>>>>

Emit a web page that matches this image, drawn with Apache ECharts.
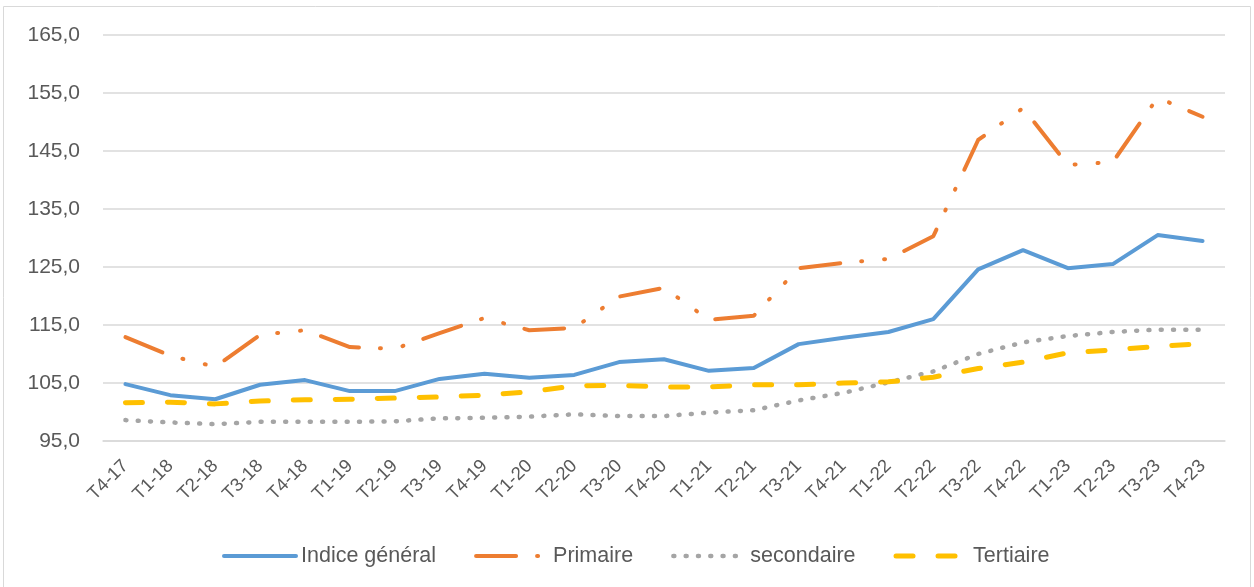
<!DOCTYPE html>
<html>
<head>
<meta charset="utf-8">
<script src="https://cdn.jsdelivr.net/npm/echarts@6/dist/echarts.min.js"></script>
<style>
    html, body { margin: 0; padding: 0; background: #fff; }
    #chart { width: 1254px; height: 587px; }
</style>
</head>
<body>
<div id="chart"></div>
<script>
    // trimestres
    const categories = ['T4-17', 'T1-18', 'T2-18', 'T3-18', 'T4-18', 'T1-19', 'T2-19', 'T3-19', 'T4-19',
        'T1-20', 'T2-20', 'T3-20', 'T4-20', 'T1-21', 'T2-21', 'T3-21', 'T4-21', 'T1-22', 'T2-22',
        'T3-22', 'T4-22', 'T1-23', 'T2-23', 'T3-23', 'T4-23'];

    const indiceGeneral = [104.8, 102.9, 102.2, 104.7, 105.5, 103.6, 103.6, 105.7, 106.6, 105.9, 106.4, 108.6, 109.1,
        107.1, 107.6, 111.7, 112.8, 113.8, 116.0, 124.6, 127.9, 124.8, 125.5, 130.5, 129.5];
    const primaire = [112.9, 109.7, 107.8, 113.3, 114.1, 111.2, 110.9, 113.6, 116.2, 114.1, 114.5, 119.9, 121.4,
        115.9, 116.6, 124.8, 125.7, 126.4, 130.3, 146.9, 152.4, 142.6, 143.1, 154.2, 150.9];
    const secondaire = [98.6, 98.2, 97.9, 98.3, 98.3, 98.3, 98.4, 98.9, 99.0, 99.2, 99.6, 99.3, 99.3,
        99.9, 100.3, 102.0, 103.3, 105.1, 107.0, 110.0, 112.0, 113.1, 113.8, 114.2, 114.2];
    const tertiaire = [101.6, 101.7, 101.4, 101.9, 102.1, 102.2, 102.4, 102.6, 102.9, 103.5, 104.5, 104.6, 104.3,
        104.3, 104.7, 104.7, 105.0, 105.2, 106.0, 107.5, 108.6, 110.2, 110.7, 111.3, 111.8];

    const yTicks = {min: 95, max: 165, step: 10};

    const font = '"Liberation Sans", Arial, sans-serif';
    const chart = echarts.init(document.getElementById('chart'));

    function serie(name, data, color, width, type) {
        return {
            name: name,
            type: 'line',
            data: data,
            symbol: 'none',
            animation: false,
            lineStyle: {color: color, width: width, type: type, cap: 'round', join: 'round'},
            itemStyle: {color: color}
        };
    }

    chart.setOption({
        animation: false,
        graphic: [{
            type: 'rect',
            shape: {x: 3.5, y: 6.5, width: 1247, height: 590},
            style: {fill: 'none', stroke: '#D9D9D9', lineWidth: 1}
        }],
        grid: {left: 103, right: 29, top: 35, bottom: 146},
        legend: {
            left: 222,
            top: 545,
            padding: 0,
            itemWidth: 72,
            itemHeight: 26,
            itemGap: 38,
            itemStyle: {opacity: 0},
            lineStyle: {width: 'inherit', type: 'inherit', cap: 'inherit'},
            textStyle: {fontFamily: font, fontSize: 21.5, color: '#595959'},
            data: ['Indice général', 'Primaire', 'secondaire', 'Tertiaire']
        },
        xAxis: {
            type: 'category',
            data: categories,
            boundaryGap: true,
            axisLine: {show: true, lineStyle: {color: '#D9D9D9', width: 1.5}},
            axisTick: {show: false},
            axisLabel: {rotate: 45, fontFamily: font, fontSize: 18.5, color: '#595959', margin: 22, interval: 0}
        },
        yAxis: {
            type: 'value',
            min: yTicks.min,
            max: yTicks.max,
            interval: yTicks.step,
            axisLine: {show: false},
            axisTick: {show: false},
            splitLine: {lineStyle: {color: '#D9D9D9', width: 1.5}},
            axisLabel: {
                fontFamily: font, fontSize: 21, color: '#595959', margin: 23,
                formatter: v => v.toFixed(1).replace('.', ',')
            }
        },
        series: [
            serie('Indice général', indiceGeneral, '#5B9BD5', 4, 'solid'),
            serie('Primaire', primaire, '#ED7D31', 4, [40, 21, 1, 22, 1, 21]),
            serie('secondaire', secondaire, '#A5A5A5', 4.5, [1, 11.3]),
            serie('Tertiaire', tertiaire, '#FFC000', 5, [17, 25])
        ]
    });
</script>
</body>
</html>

<<<<

Output exactly the span of lines from the top of the listing through the line holding "const chart = echarts.init(document.getElementById('chart'));", and leave every picture out.

▶ Full solution:
Emit a web page that matches this image, drawn with Apache ECharts.
<!DOCTYPE html>
<html>
<head>
<meta charset="utf-8">
<script src="https://cdn.jsdelivr.net/npm/echarts@6/dist/echarts.min.js"></script>
<style>
    html, body { margin: 0; padding: 0; background: #fff; }
    #chart { width: 1254px; height: 587px; }
</style>
</head>
<body>
<div id="chart"></div>
<script>
    // trimestres
    const categories = ['T4-17', 'T1-18', 'T2-18', 'T3-18', 'T4-18', 'T1-19', 'T2-19', 'T3-19', 'T4-19',
        'T1-20', 'T2-20', 'T3-20', 'T4-20', 'T1-21', 'T2-21', 'T3-21', 'T4-21', 'T1-22', 'T2-22',
        'T3-22', 'T4-22', 'T1-23', 'T2-23', 'T3-23', 'T4-23'];

    const indiceGeneral = [104.8, 102.9, 102.2, 104.7, 105.5, 103.6, 103.6, 105.7, 106.6, 105.9, 106.4, 108.6, 109.1,
        107.1, 107.6, 111.7, 112.8, 113.8, 116.0, 124.6, 127.9, 124.8, 125.5, 130.5, 129.5];
    const primaire = [112.9, 109.7, 107.8, 113.3, 114.1, 111.2, 110.9, 113.6, 116.2, 114.1, 114.5, 119.9, 121.4,
        115.9, 116.6, 124.8, 125.7, 126.4, 130.3, 146.9, 152.4, 142.6, 143.1, 154.2, 150.9];
    const secondaire = [98.6, 98.2, 97.9, 98.3, 98.3, 98.3, 98.4, 98.9, 99.0, 99.2, 99.6, 99.3, 99.3,
        99.9, 100.3, 102.0, 103.3, 105.1, 107.0, 110.0, 112.0, 113.1, 113.8, 114.2, 114.2];
    const tertiaire = [101.6, 101.7, 101.4, 101.9, 102.1, 102.2, 102.4, 102.6, 102.9, 103.5, 104.5, 104.6, 104.3,
        104.3, 104.7, 104.7, 105.0, 105.2, 106.0, 107.5, 108.6, 110.2, 110.7, 111.3, 111.8];

    const yTicks = {min: 95, max: 165, step: 10};

    const font = '"Liberation Sans", Arial, sans-serif';
    const chart = echarts.init(document.getElementById('chart'));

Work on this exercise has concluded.